Характерно, что в обоих случаях, приведенных здесь из рассказов самих ученых, новые идеи явились после того, как напряженная работа сменялась отдыхом. В этом, наверное, одна из причин разгадки процесса научного творчества. Но на этот вопрос, пожалуй, лучше смогут ответить специалисты: физиологи и психологи. Отметим только, что ученому важно всегда уметь распределить свои силы, найти время и для активного отдыха.

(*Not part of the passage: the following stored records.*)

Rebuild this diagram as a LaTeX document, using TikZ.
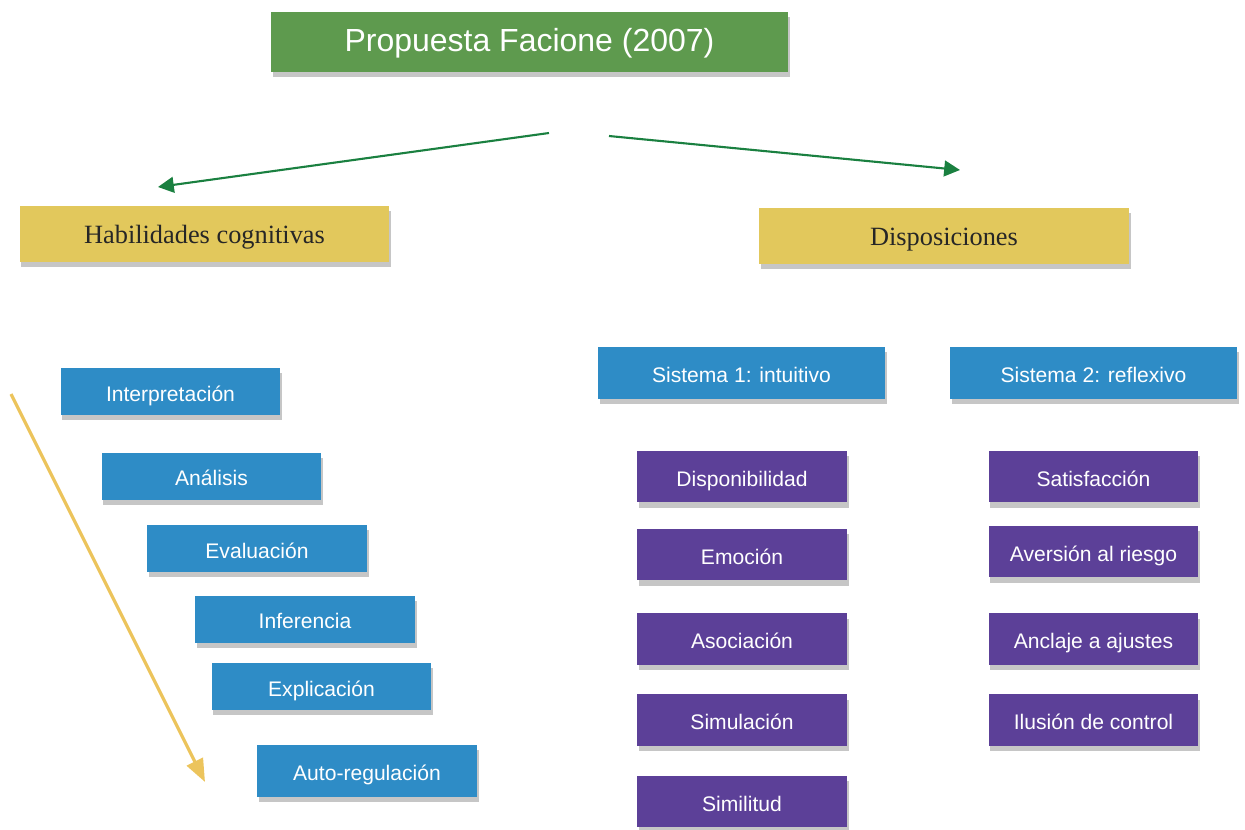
\documentclass[tikz,border=0pt]{standalone}
\usepackage{fontspec}
\setmainfont{Liberation Serif}
\setsansfont{Liberation Sans}
\usetikzlibrary{arrows.meta, shadows}
\definecolor{verdeT}{RGB}{94,154,78}
\definecolor{amarilloT}{RGB}{226,200,92}
\definecolor{azulT}{RGB}{46,140,198}
\definecolor{moradoT}{RGB}{92,64,152}
\definecolor{verdeF}{RGB}{26,128,64}
\definecolor{amarilloF}{RGB}{236,196,92}

\begin{document}
\begin{tikzpicture}[x=0.02cm, y=-0.02cm,
	caja/.style={rectangle, inner sep=0pt, text height=1.15em, text depth=0.05em, drop shadow={shadow xshift=1pt, shadow yshift=-3pt, opacity=0.45}},
	titulo/.style={caja, fill=verdeT, text=white, font=\sffamily\fontsize{18.2}{20}\selectfont, minimum width=10.34cm, minimum height=1.2cm},
	rama/.style={caja, fill=amarilloT, text=black!85, font=\rmfamily\fontsize{15}{17}\selectfont, minimum width=7.4cm, minimum height=1.12cm},
	habil/.style={caja, fill=azulT, text=white, font=\sffamily\fontsize{12}{14}\selectfont, minimum width=4.4cm, minimum height=0.94cm},
	sistema/.style={caja, fill=azulT, text=white, font=\sffamily\fontsize{12}{14}\selectfont, minimum width=5.74cm, minimum height=1.04cm},
	dispo/.style={caja, fill=moradoT, text=white, font=\sffamily\fontsize{12}{14}\selectfont, minimum width=4.2cm, minimum height=1.03cm},
	flecha/.style={verdeF, line width=1.2pt, -{Triangle[length=9pt, width=9pt]}}
	]
	%%% Margini
	\useasboundingbox (0,0) rectangle (1245,829);
	
	%%% Titolo e rami
	\node[titulo] (tit) at (529.5,42) {Propuesta Facione (2007)};
	\node[rama] (hab) at (204.5,234) {Habilidades cognitivas};
	\node[rama] (dis) at (944,236) {Disposiciones};
	
	%%% Habilidades
	\node[habil] (int) at (170.5,391.5) {Interpretación};
	\node[habil] (ana) at (211.5,476) {Análisis};
	\node[habil] (eva) at (257,548.5) {Evaluación};
	\node[habil] (inf) at (305,619) {Inferencia};
	\node[habil] (exp) at (321.5,686.5) {Explicación};
	\node[habil, minimum height=1.04cm] (aut) at (367,771) {Auto-regulación};
	
	%%% Sistemi
	\node[sistema] (s1) at (741.5,373) {Sistema 1: intuitivo};
	\node[sistema] (s2) at (1093.5,373) {Sistema 2: reflexivo};
	
	\node[dispo] (d1) at (742,476.5) {Disponibilidad};
	\node[dispo] (d2) at (742,554.5) {Emoción};
	\node[dispo] (d3) at (742,639) {Asociación};
	\node[dispo] (d4) at (742,720) {Simulación};
	\node[dispo] (d5) at (742,801.5) {Similitud};
	
	\node[dispo] (r1) at (1093.5,476.5) {Satisfacción};
	\node[dispo] (r2) at (1093.5,551.5) {Aversión al riesgo};
	\node[dispo] (r3) at (1093.5,639) {Anclaje a ajustes};
	\node[dispo] (r4) at (1093.5,720) {Ilusión de control};
	
	%%% Frecce
	\coordinate (oi) at (549,133);
	\coordinate (fi) at (158,187);
	\coordinate (od) at (609,136);
	\coordinate (fd) at (960,170);
	\coordinate (oa) at (11,394);
	\coordinate (fa) at (205,782);
	\draw[flecha] (oi) -- (fi);
	\draw[flecha] (od) -- (fd);
	\draw[amarilloF, line width=1.8pt, -{Triangle[length=13pt, width=10pt]}] (oa) -- (fa);
\end{tikzpicture}
\end{document}
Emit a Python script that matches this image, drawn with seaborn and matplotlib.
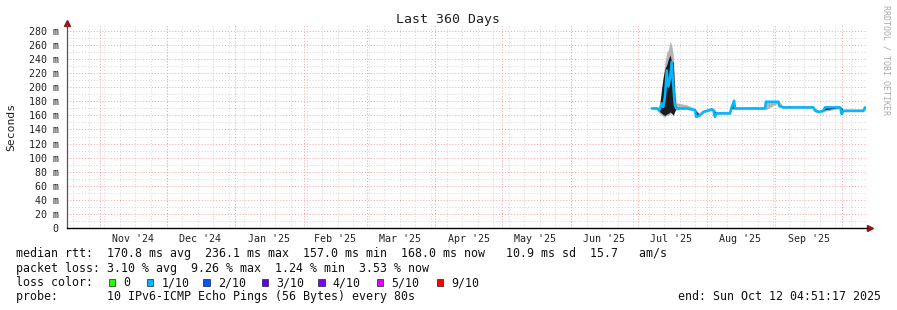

Из истории науки известны и другие примеры рождения открытий, на которые влияли также иные факторы. Хорошей иллюстрацией является появление неэвклидовой геометрии. Молодой Николай Иванович Лобачевский (1792–1856) долгое время работал в школе для взрослых и каждый раз не был удовлетворен объяснением ученикам очевидности постулата о непересекаемости параллельных линий. Молодой ученый серьезно задумался над этой проблемой. Где же выход? Целеустремленность, настойчивость, обширные и глубокие знания, умение по-новому посмотреть на старое и привели к рождению неэвклидовой геометрии.

Может это единичный пример? Жизнь и деятельность многих всемирно известных ученых не позволяет сделать такое заключение. Дмитрий Иванович Менделеев (1834–1907) читал лекции по основам химии и одновременно работал над монографией. Работа продвигалась очень медленно: ученый не мог так описать свойства химических элементов, чтобы их легко могли запомнить студенты. Проходили дни, недели, но положение от этого не изменилось: написание монографии не продвигалось. И вдруг Дмитрий Иванович получил письмо – он срочно должен был уехать из Петербурга в деревню. Ученый заторопился и неожиданно для себя обнаружил ряд ценных мыслей, которые тут же, на обороте только что полученного письма, записал. Он понял, что главное в решающей проблеме – сближение групп химических элементов по величине атомного веса. Он остался. Начал усиленно работать. От чрезмерного напряжения (трое суток не спал) ученый заснул и, что удивительно, во сне увидел, – как потом вспоминал, – таблицу, где элементы были расставлены так, как требуется. В две недели обоснование открытия было закончено. Так родилась знаменитая таблица Менделеева – периодическая система химических элементов.